Diana und ihre Kuh-Freunde fressen nur Gras und Streuobst, wie die roten Äpfel am Hofeingang. Die Schweine bekommen Molke, Kleegras und Abfall-Brot. Durch diese Fütterungsart werde automatisch weniger Kohlenstoff ausgestoßen, so Norbert Grenzebach, der sich um den Waldrand und die Weidewirtschaft kümmert. Strom wird am Hof mittels Photovoltaik selbst erzeugt.

Ausschließlich Kuhfladen, Mist und Gülle als Dünger

Statt dem Einsatz von chemischen Pflanzenschutzmitteln und Stickstoff-Dünger setzt man zudem auf organisches Material, "also Kuhfladen, Mist und Gülle", sagt sein Sohn. Das sorge wiederum für einen nährstoffreichen Humusboden auf dem Grünland. "Wir haben 14,7 Prozent Humusgehalt an unserem Hauptstandort."

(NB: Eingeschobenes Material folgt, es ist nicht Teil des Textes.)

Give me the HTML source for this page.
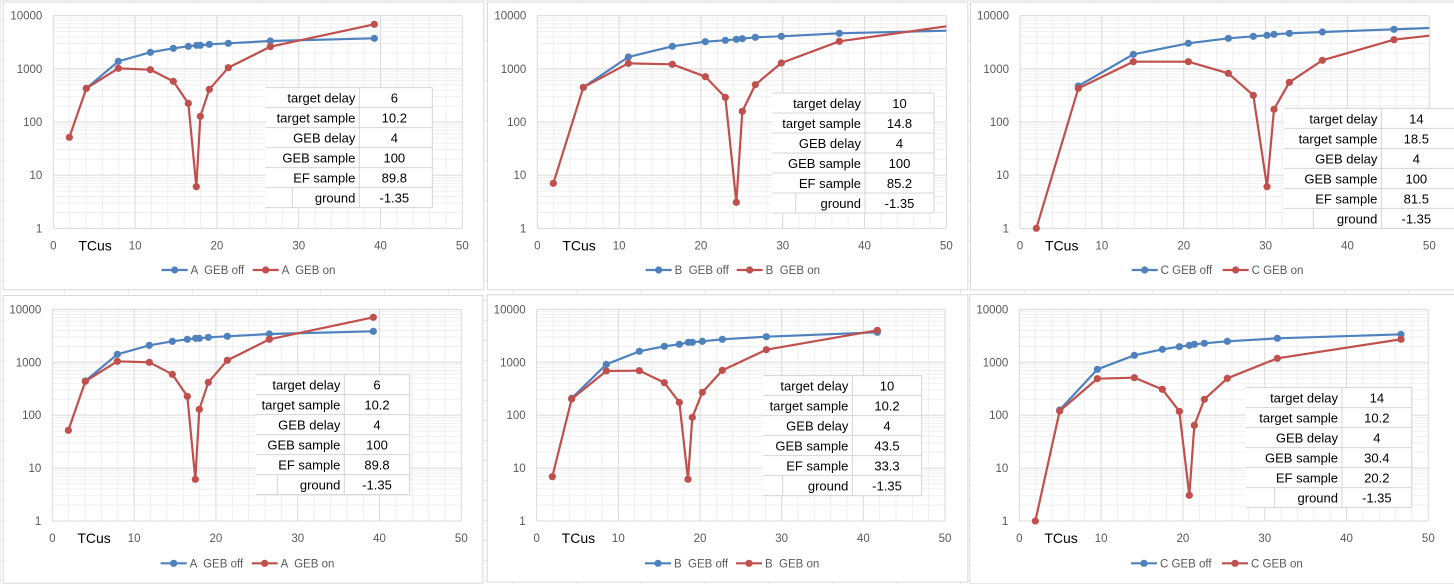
<!DOCTYPE html>
<html><head><meta charset="utf-8"><style>
html,body{margin:0;padding:0;background:#fff;}
svg{display:block;font-family:"Liberation Sans",sans-serif;}
</style></head><body>
<svg id="s" width="1454" height="584" xmlns="http://www.w3.org/2000/svg"></svg>
<script>
const P=[
{o:[0,0],pl:[160,47,1387,685],b:[[259,265],[355,184],[451,157],[520,145],[565,139],[590,136],[601,136],[628,133],[685,130],[811,123],[1123,115]],
 r:[[208,412],[259,265],[355,205],[451,209],[520,244],[565,310],[589,560],[601,349],[628,268],[685,203],[811,140],[1123,73]],
 t:[797,1078,1297,263,877],v:["6","10.2","4","100","89.8","-1.35"],bd:[8,5,1450,868],lg:[485,810],n:"A  GEB"},
{o:[484,0],pl:[160,47,1387,685],b:[[298,262],[433,171],[565,139],[664,125],[724,121],[757,118],[775,116],[814,112],[892,109],[1066,100],[1387,92]],
 r:[[208,550],[298,262],[433,190],[565,193],[664,230],[724,292],[757,607],[775,334],[814,254],[892,189],[1066,124],[1387,79]],
 t:[865,1143,1350,279,935],v:["10","14.8","4","100","85.2","-1.35"],bd:[9,5,1450,868],lg:[485,810],n:"B  GEB",noEnd:true},
{o:[960,0],pl:[180,47,1408,685],b:[[355,258],[520,163],[685,130],[805,115],[880,109],[921,106],[942,103],[988,100],[1087,96],[1302,88],[1408,84]],
 r:[[229,685],[355,265],[520,185],[685,185],[805,220],[880,286],[921,560],[942,328],[988,247],[1087,181],[1302,119],[1408,107]],
 t:[972,1264,1500,325,1060],v:["14","18.5","4","100","81.5","-1.35"],bd:[30,5,1500,868],lg:[515,810],n:"C GEB",noEnd:true},
{o:[0,290],pl:[157,58,1384,693],b:[[256,273],[352,193],[448,166],[517,154],[562,148],[587,145],[598,145],[625,142],[682,139],[808,132],[1120,124]],
 r:[[205,421],[256,274],[352,214],[448,217],[517,253],[562,319],[586,568],[598,358],[625,277],[682,211],[808,148],[1120,82]],
 t:[768,1033,1229,254,832],v:["6","10.2","4","100","89.8","-1.35"],bd:[8,15,1447,878],lg:[482,820],n:"A  GEB"},
{o:[480,280],pl:[170,88,1395,723],b:[[275,355],[379,253],[478,214],[553,199],[598,193],[625,187],[637,187],[667,184],[727,178],[859,170],[1192,157]],
 r:[[217,590],[275,357],[379,273],[478,272],[553,308],[598,367],[624,598],[637,412],[667,337],[727,271],[859,209],[1192,151]],
 t:[849,1117,1325,287,908],v:["10","10.2","4","43.5","33.3","-1.35"],bd:[20,43,1462,905],lg:[495,850],n:"B  GEB"},
{o:[966,290],pl:[160,58,1387,693],b:[[281,360],[394,238],[505,196],[589,178],[640,170],[670,166],[685,163],[715,160],[784,154],[934,145],[1305,133]],
 r:[[208,693],[281,363],[394,266],[505,263],[589,298],[640,364],[670,616],[685,406],[715,328],[784,265],[934,205],[1305,148]],
 t:[840,1128,1337,293,926],v:["14","10.2","4","30.4","20.2","-1.35"],bd:[10,12,1480,880],lg:[495,820],n:"C GEB"}
];
const L=["target delay","target sample","GEB delay","GEB sample","EF sample","ground"];
let h='';
// faint spreadsheet grid background
for(let x=0;x<1454;x+=64)h+=`<line x1="${x+.5}" y1="0" x2="${x+.5}" y2="584" stroke="#ececec"/>`;
for(let y=0;y<584;y+=20)h+=`<line x1="0" y1="${y+.5}" x2="1454" y2="${y+.5}" stroke="#ececec"/>`;
const BL="#4f81bd",RD="#c0504d";
P.forEach(p=>{
 const f=(zx,zy)=>[p.o[0]+zx/3,p.o[1]+zy/3];
 const [bx0,by0]=f(p.bd[0],p.bd[1]),[bx1,by1]=f(p.bd[2],p.bd[3]);
 h+=`<rect x="${bx0+.5}" y="${by0+.5}" width="${bx1-bx0}" height="${by1-by0}" fill="#fff" stroke="#d9d9d9"/>`;
 const [x0,y0]=f(p.pl[0],p.pl[1]),[x1,y1]=f(p.pl[2],p.pl[3]);
 const W=x1-x0,H=y1-y0,dec=H/4;
 // minor grid
 for(let d=0;d<4;d++)for(let k=2;k<10;k++){const y=y1-dec*(d+Math.log10(k));h+=`<line x1="${x0}" y1="${y}" x2="${x1}" y2="${y}" stroke="#efefef"/>`;}
 for(let i=1;i<25;i++){if(i%5==0)continue;const x=x0+W*i/25;h+=`<line x1="${x}" y1="${y0}" x2="${x}" y2="${y1}" stroke="#efefef"/>`;}
 for(let d=0;d<=4;d++){const y=y1-dec*d;h+=`<line x1="${x0}" y1="${y}" x2="${x1}" y2="${y}" stroke="#d9d9d9"/>`;
  h+=`<text x="${x0-11}" y="${y+4}" font-size="11.5" fill="#595959" text-anchor="end">${[1,10,100,1000,10000][d]}</text>`;}
 for(let i=0;i<=5;i++){const x=x0+W*i/5;h+=`<line x1="${x}" y1="${y0}" x2="${x}" y2="${y1}" stroke="#d9d9d9"/>`;
  h+=`<text x="${x}" y="${y1+21}" font-size="11.5" fill="#595959" text-anchor="middle">${i*10}</text>`;}
 h+=`<text x="${x0+25}" y="${y1+22}" font-size="14" fill="#000">TCus</text>`;
 // series
 const ser=(pts,c)=>{const q=pts.map(a=>f(a[0],a[1]));h+=`<polyline points="${q.map(a=>a.join(',')).join(' ')}" fill="none" stroke="${c}" stroke-width="2.2" stroke-linejoin="round"/>`;
  q.forEach((a,i)=>{if(p.noEnd&&i==q.length-1)return;h+=`<circle cx="${a[0]}" cy="${a[1]}" r="3.6" fill="${c}"/>`;});};
 ser(p.b,BL);ser(p.r,RD);
 // table
 const [tl,tt]=f(p.t[0],p.t[3]),td=f(p.t[1],0)[0],tr=Math.min(f(p.t[2],0)[0],1454),gd=f(p.t[4],0)[0];
 h+=`<rect x="${tl}" y="${tt}" width="${tr-tl}" height="120" fill="#fff"/>`;
 for(let i=0;i<6;i++){const y=tt+20*i;
  h+=`<line x1="${tl}" y1="${y+20}" x2="${tr}" y2="${y+20}" stroke="#d4d4d4"/>`;
  h+=`<text x="${td-4}" y="${y+15}" font-size="13" fill="#000" text-anchor="end">${L[i]}</text>`;
  h+=`<text x="${(td+Math.min(f(p.t[2],0)[0],td+70))/2}" y="${y+15}" font-size="13" fill="#000" text-anchor="middle">${p.v[i]}</text>`;}
 h+=`<line x1="${tl}" y1="${tt}" x2="${tr}" y2="${tt}" stroke="#d4d4d4"/>`;
 h+=`<line x1="${td}" y1="${tt}" x2="${td}" y2="${tt+120}" stroke="#d4d4d4"/>`;
 if(tr<1454)h+=`<line x1="${tr}" y1="${tt}" x2="${tr}" y2="${tt+120}" stroke="#d4d4d4"/>`;
 h+=`<line x1="${gd}" y1="${tt+100}" x2="${gd}" y2="${tt+120}" stroke="#d4d4d4"/>`;
 // legend
 const [lx,ly]=f(p.lg[0],p.lg[1]);
 h+=`<line x1="${lx}" y1="${ly}" x2="${lx+26}" y2="${ly}" stroke="${BL}" stroke-width="2.2"/><circle cx="${lx+13}" cy="${ly}" r="3.6" fill="${BL}"/>`;
 h+=`<text x="${lx+29}" y="${ly+4}" font-size="11.5" fill="#595959" xml:space="preserve">${p.n} off</text>`;
 h+=`<line x1="${lx+91}" y1="${ly}" x2="${lx+117}" y2="${ly}" stroke="${RD}" stroke-width="2.2"/><circle cx="${lx+104}" cy="${ly}" r="3.6" fill="${RD}"/>`;
 h+=`<text x="${lx+120}" y="${ly+4}" font-size="11.5" fill="#595959" xml:space="preserve">${p.n} on</text>`;
});
document.getElementById('s').innerHTML=h;
</script>
</body></html>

Zum Vergleich: Ein konventioneller Landwirt in Bayern könne nur etwa zwei bis vier Prozent vorweisen. Pflanzen des Graslandes betreiben mit freigesetztem Kuh-Kohlenstoffdioxid Photosynthese und binden auf der anderen Seite das Treibhausgas fest im Humusboden. Ein weiteres Plus: Der nährstoffreiche Boden bietet eine wichtige Grundlage für viele Tier- und Pflanzenarten.

Kuhfladen als Nahrungsquelle für Fledermäuse und Vögel

Ein Kuhfladen sei als Hotspot für Insekten zudem eine wichtige Nahrungsquelle für Amphibien, Fledermäuse und Vögel. "Hier, das ist Biodiversität – und kein Grünstreifen um einen Acker", so der 62-Jährige und zeigt auf einen Hektar Wiese. Die Tiere halten weiterhin das Gras kurz und regen dadurch die Pflanzen zum Wachstum an – ein in sich geschlossenes System.

"Wir müssen wieder anfangen, miteinander in Kreisläufen zu denken", sagt Scheitz, die für ihre Initiative bereits ausgezeichnet wurde. Doch gehe dies nur mit dem Verbraucher, der die Produkte kauft. Im Milchhäusl der Grenzebachs etwa, kann die Milch frisch abgefüllt werden. Auch andere Produkte gibt es dort zu kaufen, wie Eier oder Gemüse. Und hat der Besucher noch Zeit, freuen sich die zutraulichen Kühe sicher über einen Besuch.